Faye releases the revenge porn of Mary, who is initially horrified. However, after a pep talk from Kim, she becomes empowered about what has happened. Weeks after the revenge porn, Mary "faces a new struggle" by trying to move on with dating. Jameson opined that Mary saw Faye as the love of her life so quickly, and to be betrayed by her, it had become very tough for Mary. Mary is a proud person and does not want to appear weak. She feels as though weakness got her into the situation with Faye, so if she feels it again, the same thing could happen. She "puts on a brave face" and attends the trial, claiming to have arranged a date for afterwards. Rhona and Marlon are not convinced by her words, but Paddy Kirk (Dominic Brunt) is the person to discover she has been lying about going on dates. He persuades her to confide in Rhona and Marlon. Rhona organises a day for Mary, Marlon and Paddy to face their fears, which leaves Mary daunted since she is used to solving others' problems. Despite her fears, Mary is glad to have people's support and Jameson said that the scenes are a "turning point" in the storyline, with Mary going on a date with Suzy's colleague, Rosalind (Karen Ascoe).

==Reception==
Prior to her debut, Entertainment Daily billed Mary's arrival as one of five future storylines that would "save the soaps", praising Jameson's acting abilities. Shortly after her introduction, viewers branded her a "devil woman" and were suspicious of her intentions with Marlon since they did not want Mary to ruin Rhona and Marlon's relationship. However, public opinion on her soon changed and months into her tenure, the Metro wrote that Mary had quickly become a fan favourite. Viewers liked Mary's "witty one-liners and the fact she really isn’t afraid to say what she thinks". The Daily Express described her as a "stand-out star" and noted that she had become beloved.

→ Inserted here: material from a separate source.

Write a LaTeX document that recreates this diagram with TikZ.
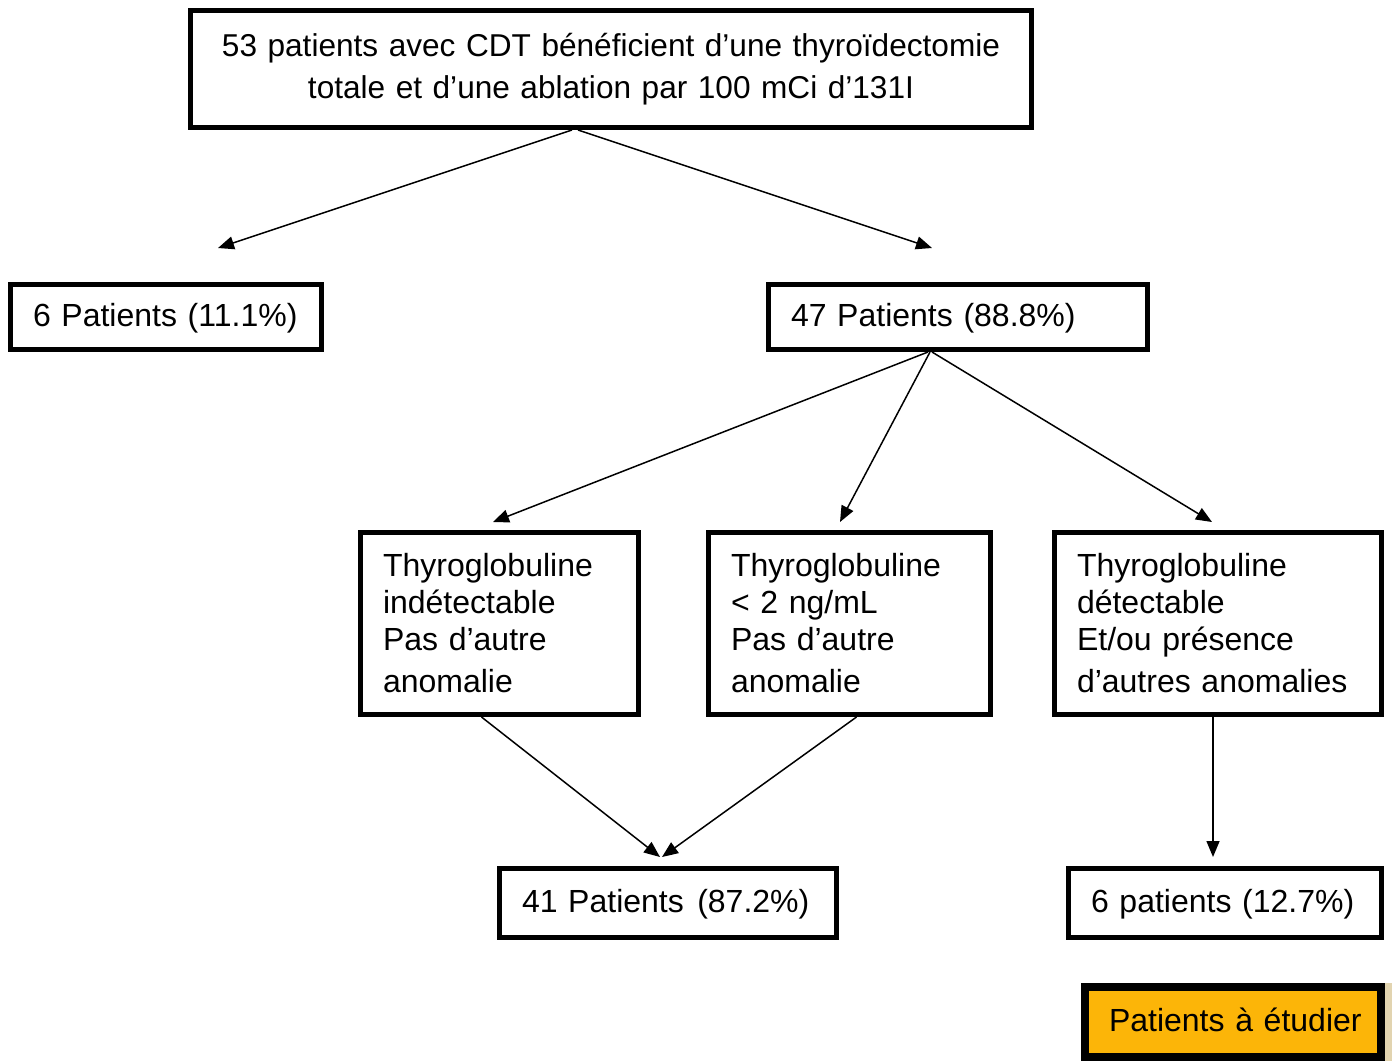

Following the departure of fan favourite Meena Jutla (Paige Sandhu), viewers and critics found that Emmerdale had entered a "tough spot". However, Entertainment Daily wrote an article claiming that Mary and Kim's friendship was saving the soap. They praised the pairing for their scenes and noted that they feel like a realistic friendship, describing Mary coming out to Kim as "one of those rare storylines that has just worked from the get go". Metro journalist Maisie Spackman praised Mary's sexuality storyline for the accurate depiction. Spackman, a lesbian writer, praised Emmerdale for their representation and related to Mary's feelings of regret over hiding her sexuality. Viewers were "heartbroken" for Mary following the twist regarding Faye's true intentions and wanted Mary to have a happy relationship with someone. Metro writer Calli Kitson felt similarly, joking that "when Mary is sad, we are sad with her".